Ballmer’s biggest regret during his time at Microsoft was Windows Vista, a successor to Windows XP. The operating system was delayed multiple times due to a complicated development process. Microsoft over-promised on features, and under-delivered with the end result. It didn’t run well on existing devices and the low-cost netbook era — which was then in its prime — lacked the hardware muscle to take advantage of it. The Windows brand took another hit when Apple tried to capitalize with its "Get a Mac" campaign. The ads painted a picture of an uncool Microsoft, and Ballmer eventually put Steven Sinofsky, who was working on a new Office user interface at the time, in charge to address the complaints and ship Windows 7 years later.

Although Ballmer has continually protected Gates’ legacy portfolio of blue-chip products, his time as CEO has also led the company into new areas. Microsoft has slowly been catching up with Amazon's cloud services, with its Windows Azure service even powering Apple’s iCloud. It's now an important part of the company's growth, alongside its server and business products. The Xbox has also been incredibly successful, and Ballmer oversaw the introduction of the controller-free Kinect sensor. As Windows continues to shrink in the face of a PC decline, it's successful business products and services like Office 365 that are allowing the company to keep focusing on battling back where it's weak.

Strong successes among the failures

Ballmer has also tripled revenues and doubled profits for the company over his years as CEO, proving he's a good businessman who has shepherded Windows and Office over the years. He’s spent a lifetime at Microsoft and it’s clear he loves the company, but his reliance on the Gates legacy and a lack of vision have now placed Microsoft in a tricky position. Windows Phone sits at 3.7 percent of the smartphone market — a slow-growing share over three years — and Windows 8 is a long and risky bet that may never pay off unless the perfect hardware and a range of new "Metro" apps arrive.

But perhaps no Ballmer-led decision has gotten more attention than that shelving of the Courier, which had been spearheaded by forward-thinking Microsoft designer J. Allard, back in 2010. The move has served as a rallying cry for Microsoft detractors ever since, a microcosm of a corporate culture where delays — often driven by internal politicking — have put the company behind.
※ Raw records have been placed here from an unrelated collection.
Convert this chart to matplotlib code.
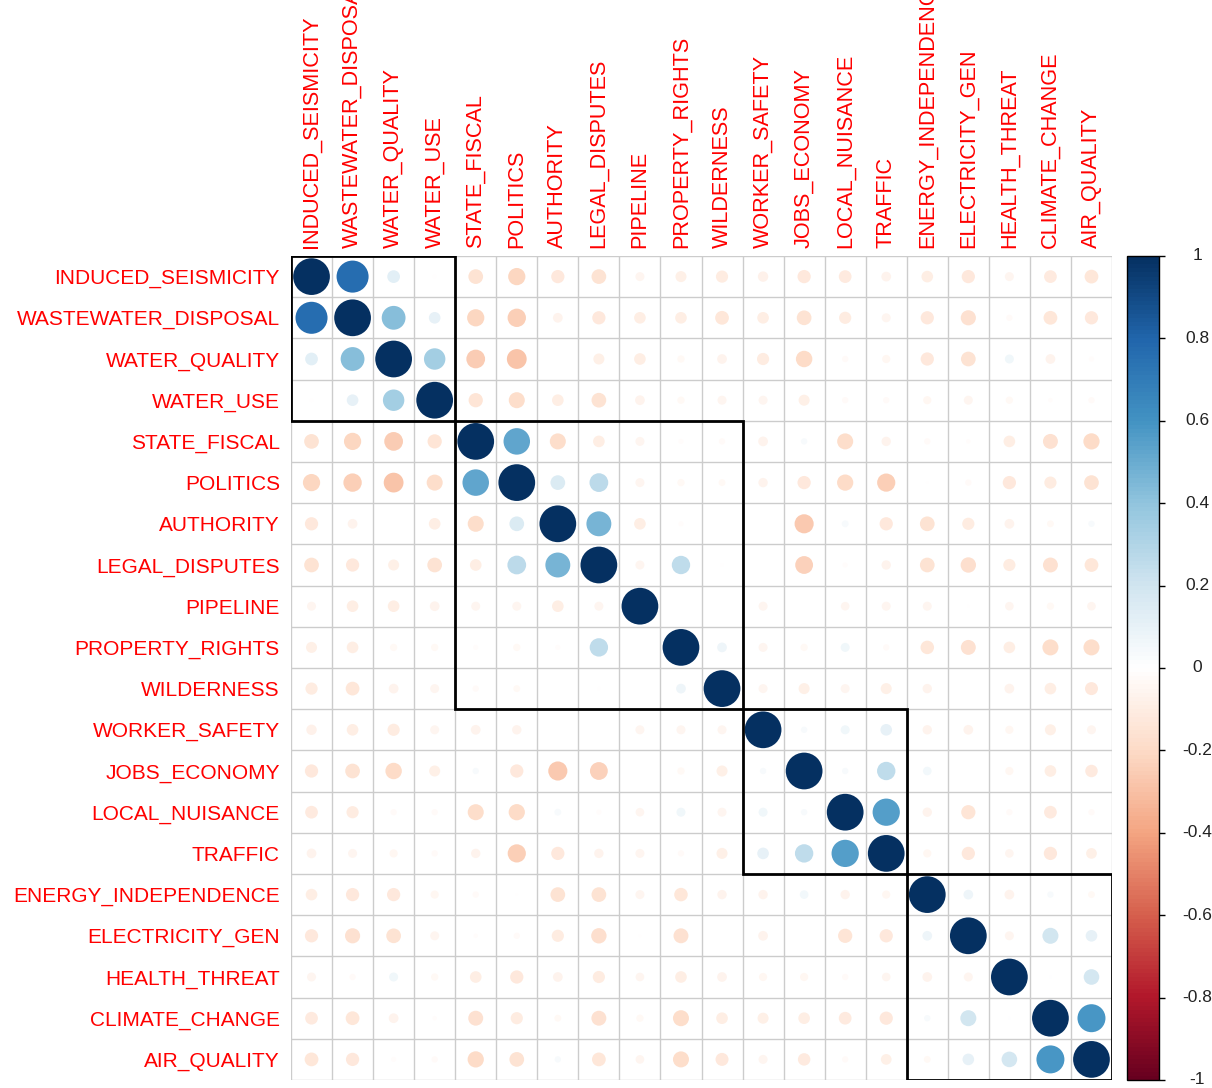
import numpy as np
import matplotlib
matplotlib.use("Agg")
import matplotlib.pyplot as plt
from matplotlib.colors import LinearSegmentedColormap
from matplotlib.patches import Rectangle

labels = ["INDUCED_SEISMICITY", "WASTEWATER_DISPOSAL", "WATER_QUALITY", "WATER_USE",
          "STATE_FISCAL", "POLITICS", "AUTHORITY", "LEGAL_DISPUTES", "PIPELINE",
          "PROPERTY_RIGHTS", "WILDERNESS", "WORKER_SAFETY", "JOBS_ECONOMY",
          "LOCAL_NUISANCE", "TRAFFIC", "ENERGY_INDEPENDENCE", "ELECTRICITY_GEN",
          "HEALTH_THREAT", "CLIMATE_CHANGE", "AIR_QUALITY"]

# upper triangle of the correlation matrix, row i holds columns i+1 .. 19
upper = [
    [0.76, 0.12, -0.01, -0.16, -0.22, -0.13, -0.16, -0.06, -0.09,
     -0.11, -0.08, -0.13, -0.12, -0.07, -0.10, -0.13, -0.06, -0.12, -0.14],
    [0.42, 0.10, -0.22, -0.25, -0.07, -0.13, -0.10, -0.10,
     -0.14, -0.10, -0.16, -0.11, -0.06, -0.13, -0.17, -0.03, -0.14, -0.13],
    [0.34, -0.26, -0.29, 0.00, -0.09, -0.10, -0.04,
     -0.07, -0.11, -0.20, -0.03, -0.05, -0.13, -0.16, 0.06, -0.07, -0.02],
    [-0.15, -0.19, -0.10, -0.16, -0.07, -0.04,
     -0.06, -0.06, -0.09, -0.03, -0.03, -0.05, -0.06, -0.04, -0.015, -0.03],
    [0.52, -0.19, -0.10, -0.06, -0.02,
     -0.03, -0.07, 0.03, -0.19, -0.065, -0.03, -0.015, -0.10, -0.165, -0.195],
    [0.16, 0.26, -0.06, -0.04,
     -0.035, -0.065, -0.13, -0.195, -0.245, -0.005, -0.03, -0.13, -0.11, -0.16],
    [0.46, -0.10, -0.02,
     0.00, 0.00, -0.27, 0.035, -0.13, -0.16, -0.11, -0.07, -0.035, 0.03],
    [-0.06, 0.25,
     -0.01, 0.00, -0.235, -0.02, -0.065, -0.16, -0.175, -0.11, -0.165, -0.14],
    [0.00,
     0.00, -0.06, 0.00, -0.055, -0.06, -0.06, -0.005, -0.055, -0.04, -0.055],
    [0.07, -0.06, -0.04, 0.06, -0.03, -0.135, -0.165, -0.10, -0.19, -0.19],
    [-0.06, -0.09, -0.06, -0.09, -0.065, 0.00, -0.07, -0.10, -0.125],
    [0.03, 0.06, 0.10, -0.065, -0.07, -0.05, -0.09, -0.06],
    [0.03, 0.25, 0.055, 0.00, -0.05, -0.10, -0.115],
    [0.55, -0.065, -0.15, -0.03, -0.12, -0.03],
    [-0.05, -0.13, -0.055, -0.13, -0.085],
    [0.07, -0.07, 0.03, -0.035],
    [-0.06, 0.19, 0.10],
    [0.005, 0.18],
    [0.58],
    [],
]

# hierarchical cluster sizes (rectangles)
cluster_sizes = [4, 7, 4, 5]
cbar_ticks = [1, 0.8, 0.6, 0.4, 0.2, 0, -0.2, -0.4, -0.6, -0.8, -1]

n = len(labels)
corr = np.eye(n)
for i, row in enumerate(upper):
    for k, v in enumerate(row):
        j = i + 1 + k
        corr[i, j] = v
        corr[j, i] = v

cmap = LinearSegmentedColormap.from_list(
    "col2", ["#67001F", "#B2182B", "#D6604D", "#F4A582", "#FDDBC7", "#FFFFFF",
             "#D1E5F0", "#92C5DE", "#4393C3", "#2166AC", "#053061"], N=200)

plt.rcParams['font.family'] = ['Liberation Sans', 'DejaVu Sans']

W, H = 1212, 1088
fig = plt.figure(figsize=(W / 100, H / 100), dpi=100)
ax = fig.add_axes([291 / W, 1 - 1080 / H, 821 / W, 824 / H])

# grid
for k in range(n + 1):
    ax.axhline(k, color="#CCCCCC", lw=1.0, zorder=1)
    ax.axvline(k, color="#CCCCCC", lw=1.0, zorder=1)

yy, xx = np.meshgrid(np.arange(n), np.arange(n), indexing="ij")
vals = corr.ravel()
ax.scatter(xx.ravel() + 0.5, yy.ravel() + 0.5, s=700 * np.abs(vals), c=vals,
           cmap=cmap, vmin=-1, vmax=1, linewidths=0, zorder=2)

start = 0
for size in cluster_sizes:
    ax.add_patch(Rectangle((start, start), size, size, fill=False,
                           edgecolor="black", lw=2.0, zorder=3))
    start += size

ax.set_xlim(0, n)
ax.set_ylim(n, 0)
for s in ax.spines.values():
    s.set_visible(False)

ax.set_yticks(np.arange(n) + 0.5)
ax.set_yticklabels(labels, color="red", fontsize=15)
ax.xaxis.tick_top()
ax.set_xticks(np.arange(n) + 0.5)
ax.set_xticklabels(labels, color="red", fontsize=15.6, rotation=90)
ax.tick_params(axis="y", length=0, pad=8)
ax.tick_params(axis="x", length=0, pad=6)

# colour legend
cax = fig.add_axes([1127 / W, 1 - 1080 / H, 32 / W, 824 / H])
sm = plt.cm.ScalarMappable(cmap=cmap, norm=plt.Normalize(-1, 1))
cb = fig.colorbar(sm, cax=cax, ticks=cbar_ticks)
cb.outline.set_linewidth(1.0)
cax.set_yticklabels([])
cax.tick_params(length=4.5, width=1)
for t in cbar_ticks:
    cax.text(2.19, t, f"{t:g}", transform=cax.get_yaxis_transform(),
             ha="center", va="center", fontsize=12.5, color="#222222")

fig.savefig("out.png", dpi=100)
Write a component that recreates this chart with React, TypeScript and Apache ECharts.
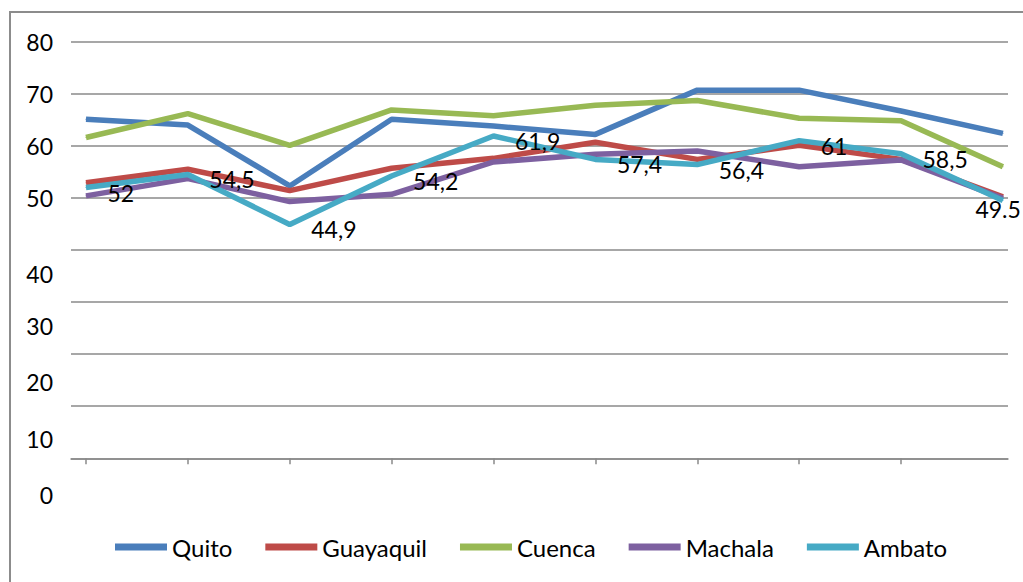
import React, { useEffect, useRef } from "react";
import * as echarts from "echarts";

const periods = ["1", "2", "3", "4", "5", "6", "7", "8", "9", "10"];
const seriesNames = ["Quito", "Guayaquil", "Cuenca", "Machala", "Ambato"];
const quito = [65.1, 64.0, 52.3, 65.1, 63.8, 62.2, 70.7, 70.7, 66.7, 62.4];
const guayaquil = [52.9, 55.5, 51.4, 55.7, 57.6, 60.7, 57.4, 60.1, 57.4, 50.2];
const cuenca = [61.6, 66.2, 60.1, 66.9, 65.8, 67.8, 68.7, 65.3, 64.8, 56.0];
const machala = [50.4, 53.7, 49.3, 50.7, 56.9, 58.4, 59.0, 56.0, 57.3, 49.9];
const ambato = [52, 54.5, 44.9, 54.2, 61.9, 57.4, 56.4, 61, 58.5, 49.5];
const ambatoLabels = ["52", "54,5", "44,9", "54,2", "61,9", "57,4", "56,4", "61", "58,5", "49.5"];
const yTicks = [0, 10, 20, 30, 40, 50, 60, 70, 80];
const colors = ["#4A7EBB", "#BE4B48", "#98B954", "#7D60A0", "#46AAC5"];

const FONT = "Lato, 'Open Sans', sans-serif";

export default function App() {
  const ref = useRef<HTMLDivElement>(null);
  useEffect(() => {
    if (!ref.current) return;
    const chart = echarts.init(ref.current, null, { renderer: "svg" });
    const all = [quito, guayaquil, cuenca, machala, ambato];
    const series = all.map((vals, si) => ({
      name: seriesNames[si],
      type: "line",
      data: vals.map((v, i) => {
        const item: any = { value: [i, v] };
        if (si === 4 && i === vals.length - 1) {
          item.label = { offset: [-49, 8] };
        }
        return item;
      }),
      lineStyle: { width: 5.5, color: colors[si] },
      itemStyle: { color: colors[si] },
      symbol: "circle",
      symbolSize: 1,
      showSymbol: true,
      z: 2 + si,
      label:
        si === 4
          ? {
              show: true,
              position: "right",
              distance: 21,
              offset: [0, 5],
              color: "#000",
              fontFamily: FONT,
              fontSize: 23,
              formatter: (p: any) => ambatoLabels[p.dataIndex],
            }
          : { show: false },
    }));
    const offs: Record<number, number> = { 40: 47, 30: 47, 20: 56, 10: 65, 0: 73 };
    const rich: any = { n: { fontFamily: FONT, fontSize: 23, color: "#000" } };
    Object.keys(offs).forEach((k) => {
      rich["o" + k] = {
        fontFamily: FONT,
        fontSize: 23,
        color: "#000",
        padding: [offs[+k as any], 0, 0, 0],
      };
    });
    chart.setOption({
      animation: false,
      backgroundColor: "#fff",
      color: colors,
      grid: { left: 71, right: 15, top: 41.7, bottom: 123.7 },
      graphic: [
        {
          type: "rect",
          shape: { x: 10, y: 12, width: 1040, height: 620 },
          style: { fill: "none", stroke: "#8c8c8c", lineWidth: 2 },
          silent: true,
        },
      ],
      legend: {
        data: seriesNames,
        bottom: 18,
        left: 110,
        itemWidth: 52,
        itemHeight: 7,
        itemGap: 33,
        icon: "rect",
        textStyle: { fontFamily: FONT, fontSize: 24, color: "#000" },
      },
      xAxis: {
        type: "value",
        min: -0.147,
        max: 9.05,
        axisLine: { show: true, lineStyle: { color: "#8a8a8a", width: 1.5 } },
        axisTick: {
          show: true,
          inside: false,
          length: 6,
          customValues: periods.slice(0, 9).map((_, i) => i),
          lineStyle: { color: "#8a8a8a", width: 1.5 },
        },
        axisLabel: { show: false },
        splitLine: { show: false },
      },
      yAxis: {
        type: "value",
        min: 0,
        max: 80,
        interval: 10,
        axisLine: { show: false },
        axisTick: { show: false },
        splitLine: { show: true, lineStyle: { color: "#8a8a8a", width: 1.5 } },
        axisLabel: {
          margin: 18,
          customValues: yTicks,
          formatter: (v: number) => (v >= 50 ? `{n|${v}}` : `{o${v}|${v}}`),
          rich,
        },
      },
      series,
    });
    return () => chart.dispose();
  }, []);
  return (
    <div
      ref={ref}
      style={{ position: "fixed", left: 0, top: 0, width: 1023, height: 582 }}
    />
  );
}
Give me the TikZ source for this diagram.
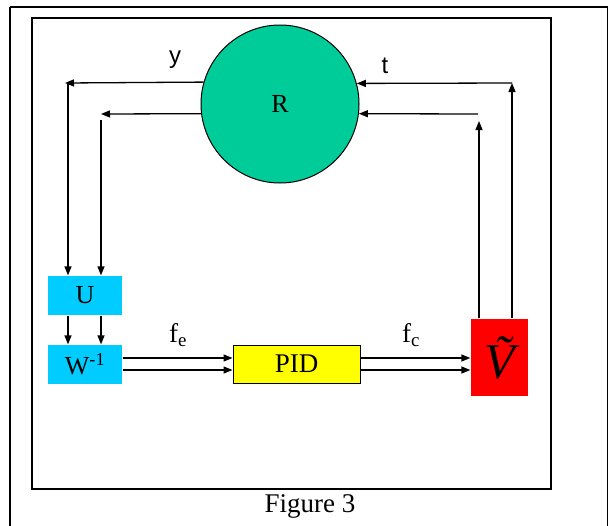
\documentclass[tikz,border=0pt]{standalone}
\usepackage{fontspec}
\setmainfont{Liberation Serif}
\newfontfamily\arialf{Liberation Sans}
\usetikzlibrary{arrows.meta}
\definecolor{teal}{HTML}{00CC99}
\definecolor{cyanb}{HTML}{00CCFF}
\definecolor{yel}{HTML}{FFFF00}
\definecolor{redb}{HTML}{FF0000}
\begin{document}
\begin{tikzpicture}[x=1pt,y=-1pt,
  line width=1.3pt,
  arr/.style={-{Triangle[length=9pt,width=7pt]}},
  blue box/.style={rectangle,fill=cyanb,minimum width=74pt,minimum height=39pt,inner sep=0pt,font=\fontsize{26}{28}\selectfont},
  lbl/.style={inner sep=0pt,font=\fontsize{27}{29}\selectfont}]
\useasboundingbox (0,0) rectangle (609,525);
\draw[line width=1.6pt] (10,7) -- (607.5,7) -- (607.5,530);
\draw[line width=1.6pt] (10,530) -- (10,7);
\draw[line width=1.6pt] (32,18) rectangle (551,489);
\node[lbl,font=\fontsize{27}{29}\selectfont] (cap) at (310,506) {Figure 3};

\node[circle,draw,fill=teal,minimum size=158pt,inner sep=0pt,line width=1pt,font=\fontsize{26}{28}\selectfont] (R) at (280,104) {R};

\node[blue box] (U) at (85,295.5) {U};
\node[blue box] (W) at (85,364.5) {W\textsuperscript{-1}};
\node[rectangle,draw,fill=yel,minimum width=127pt,minimum height=38pt,inner sep=0pt,line width=1pt,font=\fontsize{27}{29}\selectfont] (P) at (296.5,364) {PID};
\node[rectangle,fill=redb,minimum width=57pt,minimum height=77pt,inner sep=0pt,font=\fontsize{50}{52}\selectfont\itshape] (V) at (499.5,357.5) {\~V};

\node[lbl,font=\arialf\fontsize{24}{26}\selectfont] (ly) at (175,60) {y};
\node[lbl,font=\arialf\fontsize{24}{26}\selectfont] (lt) at (385,66) {t};
\node[lbl] (lfe) at (178,335) {f\textsubscript{e}};
\node[lbl] (lfc) at (411,335) {f\textsubscript{c}};

% left side
\coordinate (ya) at (65,83);
\coordinate (yb) at (101,114);
\coordinate (xa) at (68,83);
\coordinate (xb) at (101,120);
\draw[arr] (R.164.6) -- (ya);
\draw[arr] (R.187.3) -- (yb);
\draw[arr] (xa) -- (xa |- U.north);
\draw[arr] (xb) -- (xb |- U.north);
\draw[arr] (xa |- U.south) -- (xa |- W.north);
\draw[arr] (xb |- U.south) -- (xb |- W.north);

% right side
\coordinate (ta) at (512,83);
\coordinate (tb) at (478,114);
\coordinate (ua) at (479,121);
\draw[arr] (ta) -- (R.15.4);
\draw[arr] (tb) -- (R.-7.3);
\draw[arr] (ta |- V.north) -- (ta);
\draw[arr] (ua |- V.north) -- (ua);

% bottom flows
\coordinate (ha) at (0,358);
\coordinate (hb) at (0,370);
\draw[arr] (W.east |- ha) -- (P.west |- ha);
\draw[arr] (W.east |- hb) -- (P.west |- hb);
\draw[arr] (P.east |- ha) -- (V.west |- ha);
\draw[arr] (P.east |- hb) -- (V.west |- hb);
\end{tikzpicture}
\end{document}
And the Courier wasn’t the only Allard-influenced project to crash and burn on Ballmer’s watch: the Zune media player and Kin phone were both rife with questionable decisions that ultimately led to their demise.

Ballmer knows Microsoft needs transforming, but he's not the man for the job

Ballmer's late-to-the-game approach over the past 13 years hasn't fully moved Microsoft on from the shadow of Gates and the PC, and he'll never get the chance to fix that himself. Instead, his retirement is an admission that he isn’t the best person to transform a software giant into a devices and services company. He’s restructured the company in an attempt to achieve that goal, but the hardest work — the job of actually executing the strategy — will be left to Microsoft's next boss.